Problem details: From the entries below, extract every line that includes the word "this".

# Listed records start

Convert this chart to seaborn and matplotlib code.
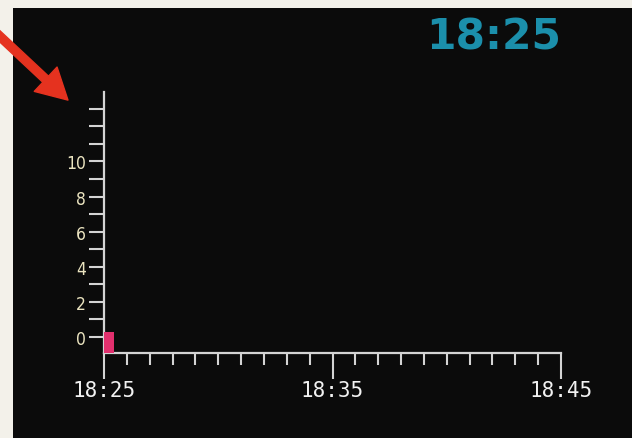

# Listed records end
# Listed records start

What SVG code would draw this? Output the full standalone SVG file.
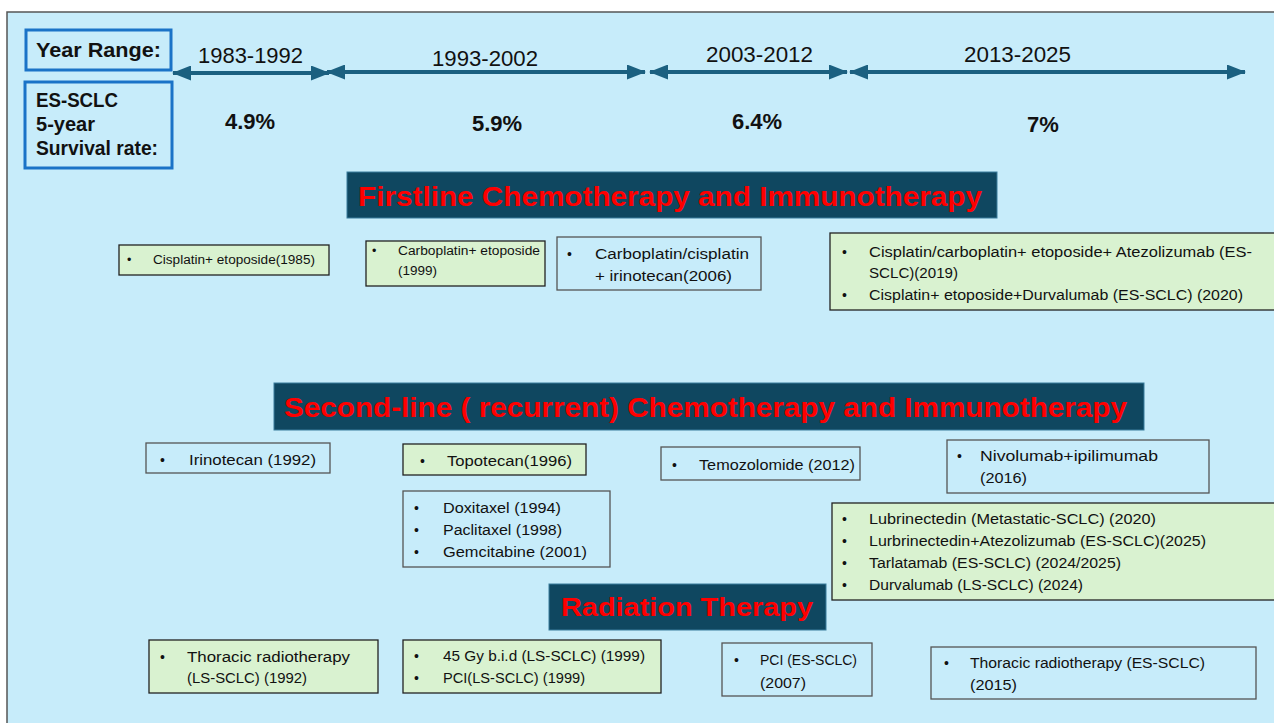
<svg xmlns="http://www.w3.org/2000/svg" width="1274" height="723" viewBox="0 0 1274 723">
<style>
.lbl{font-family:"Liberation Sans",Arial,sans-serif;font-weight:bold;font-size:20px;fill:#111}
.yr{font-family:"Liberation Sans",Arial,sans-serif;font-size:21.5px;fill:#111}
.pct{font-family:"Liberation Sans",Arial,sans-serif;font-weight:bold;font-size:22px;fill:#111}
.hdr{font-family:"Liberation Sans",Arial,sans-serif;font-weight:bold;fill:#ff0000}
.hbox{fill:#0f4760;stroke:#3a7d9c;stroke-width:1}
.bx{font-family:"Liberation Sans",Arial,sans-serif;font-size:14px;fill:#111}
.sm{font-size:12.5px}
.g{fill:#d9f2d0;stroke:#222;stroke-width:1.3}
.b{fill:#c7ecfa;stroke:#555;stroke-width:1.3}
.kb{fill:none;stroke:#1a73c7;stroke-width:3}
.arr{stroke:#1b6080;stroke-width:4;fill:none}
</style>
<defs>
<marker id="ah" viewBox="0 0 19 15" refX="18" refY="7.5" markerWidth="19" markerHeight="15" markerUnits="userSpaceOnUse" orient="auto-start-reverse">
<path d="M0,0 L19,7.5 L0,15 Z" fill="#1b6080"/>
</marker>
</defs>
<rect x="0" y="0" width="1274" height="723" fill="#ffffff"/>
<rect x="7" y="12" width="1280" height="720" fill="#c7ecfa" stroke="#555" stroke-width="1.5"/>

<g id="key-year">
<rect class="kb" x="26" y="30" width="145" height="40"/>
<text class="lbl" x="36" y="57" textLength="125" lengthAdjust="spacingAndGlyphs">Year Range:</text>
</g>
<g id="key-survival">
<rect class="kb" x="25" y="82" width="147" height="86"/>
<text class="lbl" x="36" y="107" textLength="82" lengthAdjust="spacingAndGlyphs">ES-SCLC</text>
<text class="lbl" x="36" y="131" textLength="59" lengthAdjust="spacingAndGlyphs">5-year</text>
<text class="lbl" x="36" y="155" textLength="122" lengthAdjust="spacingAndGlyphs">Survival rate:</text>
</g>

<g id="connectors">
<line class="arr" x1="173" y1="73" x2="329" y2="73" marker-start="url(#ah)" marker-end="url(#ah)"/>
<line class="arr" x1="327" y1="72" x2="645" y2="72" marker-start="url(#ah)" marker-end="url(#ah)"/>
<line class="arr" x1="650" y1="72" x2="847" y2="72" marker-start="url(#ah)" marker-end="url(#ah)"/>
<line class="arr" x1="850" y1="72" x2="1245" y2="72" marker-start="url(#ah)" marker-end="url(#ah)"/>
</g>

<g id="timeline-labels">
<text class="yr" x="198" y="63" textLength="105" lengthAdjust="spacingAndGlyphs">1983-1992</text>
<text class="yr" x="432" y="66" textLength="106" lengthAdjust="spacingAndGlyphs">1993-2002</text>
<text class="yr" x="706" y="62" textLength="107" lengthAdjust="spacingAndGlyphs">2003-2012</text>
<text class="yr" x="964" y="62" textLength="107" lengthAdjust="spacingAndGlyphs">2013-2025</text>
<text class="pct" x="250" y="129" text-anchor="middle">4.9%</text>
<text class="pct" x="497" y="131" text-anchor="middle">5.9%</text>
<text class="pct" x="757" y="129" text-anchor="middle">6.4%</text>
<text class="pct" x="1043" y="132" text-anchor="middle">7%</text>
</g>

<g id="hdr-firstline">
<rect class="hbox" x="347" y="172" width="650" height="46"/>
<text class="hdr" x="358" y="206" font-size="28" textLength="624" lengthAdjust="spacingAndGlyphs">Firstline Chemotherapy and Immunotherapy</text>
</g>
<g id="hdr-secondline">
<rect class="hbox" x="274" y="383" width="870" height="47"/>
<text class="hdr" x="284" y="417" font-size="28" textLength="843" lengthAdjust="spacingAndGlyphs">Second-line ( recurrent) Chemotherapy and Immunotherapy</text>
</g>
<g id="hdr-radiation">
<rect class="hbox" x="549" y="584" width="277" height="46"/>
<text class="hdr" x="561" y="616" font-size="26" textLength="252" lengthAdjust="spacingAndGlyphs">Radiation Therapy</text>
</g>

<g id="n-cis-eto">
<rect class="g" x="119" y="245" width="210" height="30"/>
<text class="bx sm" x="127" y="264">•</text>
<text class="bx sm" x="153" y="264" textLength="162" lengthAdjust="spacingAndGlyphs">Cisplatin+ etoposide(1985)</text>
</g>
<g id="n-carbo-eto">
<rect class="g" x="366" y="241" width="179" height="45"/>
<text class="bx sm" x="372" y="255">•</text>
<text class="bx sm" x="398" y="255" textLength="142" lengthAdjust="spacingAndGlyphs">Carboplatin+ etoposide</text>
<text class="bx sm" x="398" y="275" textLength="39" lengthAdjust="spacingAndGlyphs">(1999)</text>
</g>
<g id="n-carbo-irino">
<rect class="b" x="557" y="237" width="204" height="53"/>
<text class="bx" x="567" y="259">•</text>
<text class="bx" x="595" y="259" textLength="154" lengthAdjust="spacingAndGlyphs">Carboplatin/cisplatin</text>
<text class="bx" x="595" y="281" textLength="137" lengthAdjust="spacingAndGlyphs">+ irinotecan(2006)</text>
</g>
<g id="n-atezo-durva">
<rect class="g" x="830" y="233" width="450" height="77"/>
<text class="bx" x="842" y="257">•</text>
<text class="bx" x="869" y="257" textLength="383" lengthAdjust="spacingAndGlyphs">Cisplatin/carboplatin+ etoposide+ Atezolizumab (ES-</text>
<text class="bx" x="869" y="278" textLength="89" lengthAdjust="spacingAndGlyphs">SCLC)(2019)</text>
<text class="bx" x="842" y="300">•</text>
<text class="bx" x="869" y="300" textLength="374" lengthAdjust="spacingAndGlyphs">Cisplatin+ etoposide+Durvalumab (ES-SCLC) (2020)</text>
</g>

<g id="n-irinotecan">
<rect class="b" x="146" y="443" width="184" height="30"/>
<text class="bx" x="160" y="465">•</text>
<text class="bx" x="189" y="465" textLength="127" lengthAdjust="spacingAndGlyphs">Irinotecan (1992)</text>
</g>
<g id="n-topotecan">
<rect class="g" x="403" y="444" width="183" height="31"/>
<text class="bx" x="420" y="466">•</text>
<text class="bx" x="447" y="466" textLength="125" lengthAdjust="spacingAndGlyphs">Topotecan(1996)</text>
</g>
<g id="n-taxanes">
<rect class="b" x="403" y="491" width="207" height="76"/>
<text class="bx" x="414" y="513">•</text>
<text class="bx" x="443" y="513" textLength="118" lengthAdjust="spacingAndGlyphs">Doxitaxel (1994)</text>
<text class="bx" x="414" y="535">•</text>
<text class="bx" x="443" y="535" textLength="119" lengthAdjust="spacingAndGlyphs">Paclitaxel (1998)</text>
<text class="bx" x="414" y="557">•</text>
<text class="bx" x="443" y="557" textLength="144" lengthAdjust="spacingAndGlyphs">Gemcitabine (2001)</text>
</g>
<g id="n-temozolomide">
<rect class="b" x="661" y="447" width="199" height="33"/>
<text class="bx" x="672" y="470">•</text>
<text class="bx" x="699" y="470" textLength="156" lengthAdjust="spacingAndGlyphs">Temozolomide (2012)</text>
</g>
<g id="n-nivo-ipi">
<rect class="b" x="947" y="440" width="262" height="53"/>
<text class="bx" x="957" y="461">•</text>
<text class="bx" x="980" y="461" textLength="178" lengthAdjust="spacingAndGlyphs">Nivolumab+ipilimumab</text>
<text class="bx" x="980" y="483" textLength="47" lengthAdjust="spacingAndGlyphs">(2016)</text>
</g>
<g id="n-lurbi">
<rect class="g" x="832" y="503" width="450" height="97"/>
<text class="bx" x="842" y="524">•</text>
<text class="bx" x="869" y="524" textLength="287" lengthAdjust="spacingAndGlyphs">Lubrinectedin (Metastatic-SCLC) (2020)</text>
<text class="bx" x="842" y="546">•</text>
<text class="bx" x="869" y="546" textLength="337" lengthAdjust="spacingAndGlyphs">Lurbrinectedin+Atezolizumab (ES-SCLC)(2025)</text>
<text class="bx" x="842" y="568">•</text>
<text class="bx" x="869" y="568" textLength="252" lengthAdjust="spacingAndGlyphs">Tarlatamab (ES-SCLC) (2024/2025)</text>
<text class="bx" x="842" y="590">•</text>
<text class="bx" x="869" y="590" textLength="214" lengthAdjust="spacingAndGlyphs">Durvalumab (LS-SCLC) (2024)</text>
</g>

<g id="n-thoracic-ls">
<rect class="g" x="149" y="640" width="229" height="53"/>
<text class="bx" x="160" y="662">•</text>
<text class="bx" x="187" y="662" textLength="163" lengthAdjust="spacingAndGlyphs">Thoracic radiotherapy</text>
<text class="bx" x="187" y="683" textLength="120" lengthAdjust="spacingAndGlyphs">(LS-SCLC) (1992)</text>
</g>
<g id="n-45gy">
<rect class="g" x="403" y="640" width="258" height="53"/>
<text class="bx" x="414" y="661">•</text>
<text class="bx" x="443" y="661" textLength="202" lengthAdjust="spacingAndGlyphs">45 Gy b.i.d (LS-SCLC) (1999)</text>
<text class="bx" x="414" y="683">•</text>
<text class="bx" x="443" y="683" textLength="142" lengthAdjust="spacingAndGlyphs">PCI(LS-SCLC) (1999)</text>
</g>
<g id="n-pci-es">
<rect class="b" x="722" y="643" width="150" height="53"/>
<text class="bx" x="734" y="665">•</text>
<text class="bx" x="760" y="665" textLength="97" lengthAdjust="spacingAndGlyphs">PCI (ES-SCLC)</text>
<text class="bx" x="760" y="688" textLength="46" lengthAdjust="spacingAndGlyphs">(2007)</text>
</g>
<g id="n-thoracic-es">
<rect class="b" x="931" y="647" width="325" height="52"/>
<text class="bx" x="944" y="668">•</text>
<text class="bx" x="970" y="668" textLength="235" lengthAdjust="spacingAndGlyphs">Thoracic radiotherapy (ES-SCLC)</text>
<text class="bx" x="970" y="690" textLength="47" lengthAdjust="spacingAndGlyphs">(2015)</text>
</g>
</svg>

# Listed records end

Correct output:
Convert this chart to seaborn and matplotlib code.
What SVG code would draw this? Output the full standalone SVG file.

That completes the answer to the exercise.